Phase Three is the Matching drill. Place both hands on the same rung and match the position before moving to the next rung and matching again. The skill here is not just power. It is precision. You are teaching your body to find a stable position quickly and generate force from that stable base rather than chasing the hold with a wild reach.

Phase Four is the Lunge. From a matched position, extend one arm fully to the next rung as you release the other. Catch and hold. No bouncing, no swinging, no controlled fall. Catch and hold for two seconds. Return to start. This drill is where most climbers plateau because it requires you to accept falling as part of the training, which is a mental block as much as a physical one.

Every phase should last a minimum of three weeks before you progress. Your body needs time to adapt. The board does not reward impatience.

Programming: How Often, How Long, and When to Add Intensity

Two sessions per week maximum. Campus board drills are high-velocity, high-load training that requires significant recovery time. Three sessions will break you down faster than it builds you up. Your fingers need 48 to 72 hours between board sessions to adapt.

Each session should last no longer than 45 minutes including warm-up. Campus work is not cardio. You are not trying to build a pump. You are trying to make each rep as crisp and powerful as possible. Fatigue destroys quality, and quality is the entire point of this training.

For the first four weeks, focus on volume with moderate intensity. Three rounds of five reps per hand on Ladders. Three rounds of five reps on Builders with a three-second hold. Keep the rungs moderate. Keep the rest full. Do not chase numbers.

After four weeks, if you have had zero pain and can complete the volume without form degradation, start adding intensity. Move to smaller rungs. Add an extra rep. Reduce rest by 30 seconds. Do not add everything at once. Change one variable at a time so you can identify what causes problems if problems develop.

The most common programming mistake is mixing campus board drills with other high-intensity pulling work in the same session. If you are doing max hangs or limit bouldering on the same day as your board work, you are stacking load on structures that have not finished adapting to the first stressor. Separate them by at least 48 hours or do them in distinct microcycles with adequate deload weeks.

During your board sessions, you should feel fresh on the first rep of every round. If you are reaching round three and your form is breaking down, you are doing too much volume or not resting enough. Stop the round, rest more, and adjust the next session. Consistent high-quality reps will always outperform high-quantity degraded reps.

Common Mistakes and How to Avoid Them

The number one mistake is skipping the prerequisites because you feel strong.

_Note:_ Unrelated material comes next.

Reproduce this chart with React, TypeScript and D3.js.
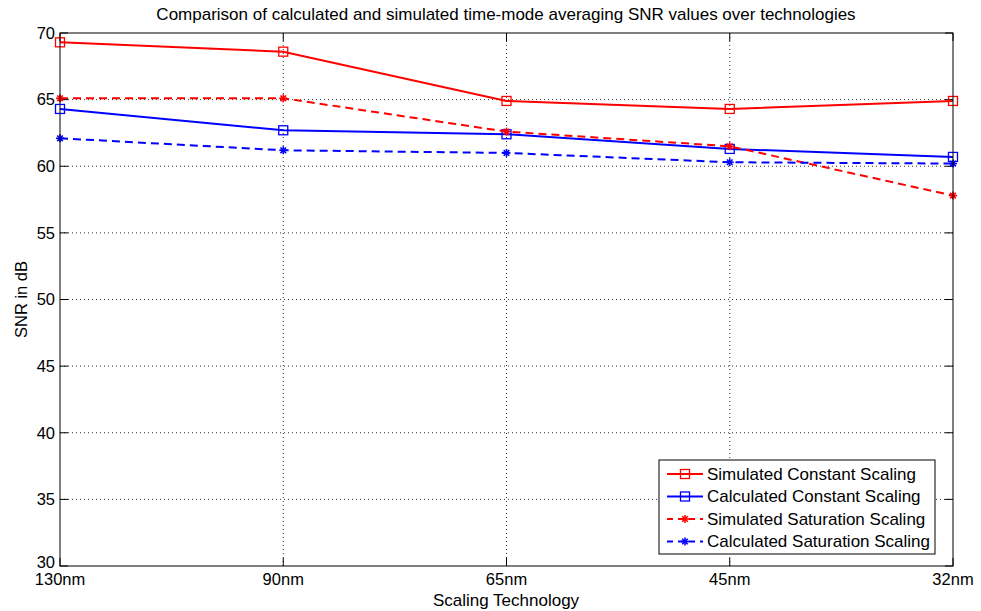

Climbers who have been climbing for years often have significant finger strength with compensating movement patterns that mask underlying weaknesses. Passing a 20mm hang test and a pull-up test is not optional based on how good you look on the wall. Those tests exist because they predict who will adapt to board training without injury and who will develop a chronic pulley inflammation that takes six months to resolve.

The second mistake is training when fatigued from other climbing. If you spent your morning projecting hard boulder problems and you walk into the board room that afternoon feeling worked, the board session will not be productive. It will be the equivalent of running a speed session on already tired legs. You can do both, but not in the same day. Save the board for days when your upper body is fresh.

The third mistake is ego-driven rung selection. You should be using the smallest rungs that allow you to execute the movement with perfect form. Not the rungs that impress whoever is watching, not the rungs your partner uses, not the rungs you used six months ago. The rungs that are hard enough to force adaptation but not so hard that you are fighting the holds instead of training the movement.

The fourth mistake is ignoring pain. Mild soreness after a session is normal. Sharp localized pain in a pulley is not. If you feel a pop, a twinge, or a localized ache that does not feel like normal training fatigue, stop the session immediately. Do not train through it. Do not decide it will be fine. Rest for a week, then test again. If the pain persists, see a specialist. The board does not care about your training cycle. Your body does.

The fifth mistake is treating campus board drills as a substitute for climbing. The board is a training tool, not a replacement for actual climbing. The adaptations you build on the board need to be expressed on the wall, and that expression requires volume, route reading, and movement practice that the board cannot provide. Use the board to build capacity. Use climbing to convert that capacity into skill.

When You Are Ready to Move Beyond This Guide

You have completed the progression. You can execute all four movement patterns with control, you train twice per week consistently, you have had no injuries, and you have seen measurable improvement in your climbing performance. The board is still useful, but you have outgrown a generic protocol.

At that point, the work becomes individualized. You know which movement patterns respond best to your body, which rungs challenge you, and which rep ranges produce adaptation versus fatigue. You need to start experimenting with variables: larger move distances, faster tempos, longer lock-offs, higher volumes, longer cycles with deload weeks.

The board will remain useful for years if you treat it with respect. It is one of the most powerful tools available for developing the specific power output that separates intermediate climbers from advanced ones. But it is not magic. It is a structured stimulus, and like any stimulus, it produces adaptation only when applied with consistency, patience, and intelligent progression.

Start with the prerequisites. Build the base. Follow the progression. Two sessions per week, quality over quantity, no ego, no shortcuts. In six months you will look back at your current climbing and laugh at what you thought was hard. The board does not lie. It only shows you exactly how strong you have become.